The election of the new president has instilled thirst, resilience, and forthrightness in many Somalis, inside and outside of the country, even though the president has lots of obstacles ahead of him. Somalia is a failed state beset by insecurity, piracy, religious fanaticism, political obscurantism, tribalism, arms infiltration, foreign interference, economic strangulation, social decline, and hosts of calamities that need to be addressed with clear vision and foresight. The president’s primary goal should be to select an experienced prime minister who will be capable of directing the administration to the right course and reliable and honest cabinet members having the experience, credibility, and strength to lead a nation that has been a laughing stock in the international community of nations.
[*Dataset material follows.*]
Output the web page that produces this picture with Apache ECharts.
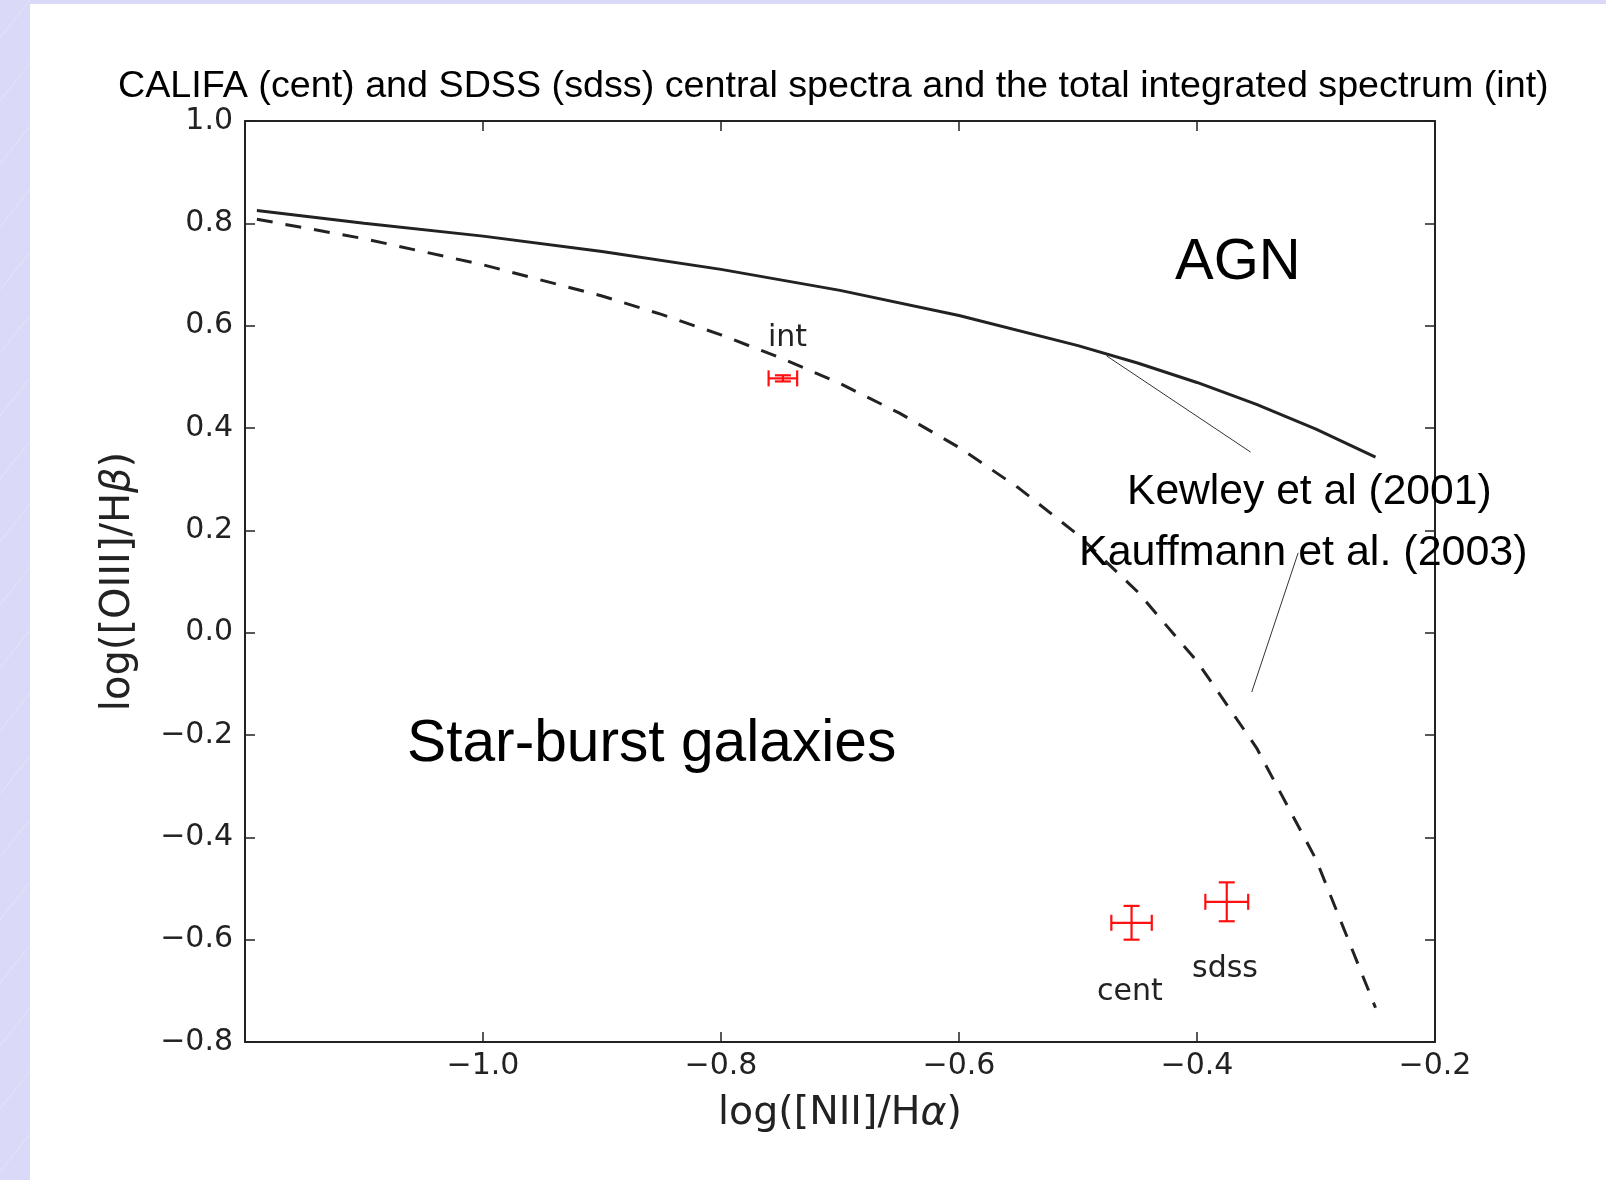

While we wish the president the best in executing his national responsibilities, we also wish to remind his administration that nothing is impossible in modern global politics. Peace is attainable, prosperity is achievable, and security can be tackled if the right course of action is employed.
We want to introduce the new president through his own words on a speech he gave on Sept. 8, 2012 to the election committee.
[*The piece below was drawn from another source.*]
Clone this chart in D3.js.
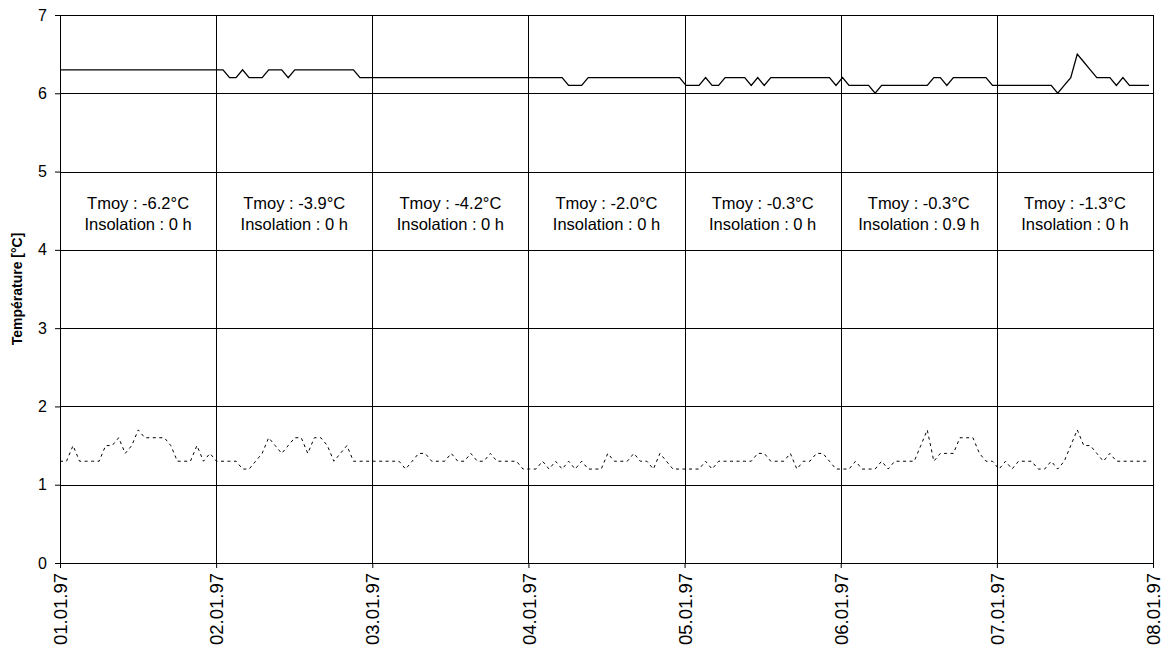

Here is how the president-elect beckoned the future
He began his speech with this scenario: “Imagine a Somali girl, who was born in a refugee camp, she in turn becomes a mother at that refugee camp. The only introduction to Somalia is through the images they see in the media. Now imagine once again while an aimless missile hits her home while she is making breakfast for her family one morning, and right there they become casualties; some of her children die while others are marked for life with altering injuries that make them disabled for life”.
Throughout his speech Mr. Hassan Sheikh Mahmoud reiterated the importance of human rights and the rights of all Somalis as humans, and the vitality to follow the rule of law. He also discussed in detail the imperative nature of practicing good governance that will assure a country that is stable economically, nationally and a Somalia that takes its proper place in the country of nations.
He talked about the historic positioning of Somalia since the 1960s. He stated the fact that Somalia was significant in Africa since its independence, that it became united and passed the stages of colonization with united front. He stated that our past legacy was one to be proud of. Our first president after independence came into office through a transparent election and left office when he lost the election. “Somalia was instrumental in creating the OAU as well as OIC (Organization of Islamic Cooperation) where our president at the time was one of the main players that brought these organizations to life”.
His Platform Rested On The Following Pillars:
At the end Mr. Mohamoud envisioned a peaceful Somalia among the League of Nations that is peaceful, functioning and adheres to the international code of conduct, and the rule of law. And he foresaw the national interest of Somalia to be achieved through understanding and interaction with neighboring countries as well as the rest of the world.
He promised his government to bring back a stable modern Somalia that is known not for disorder and chaos but a Somalia that is synonymous with progress, peace, development and forward thinking.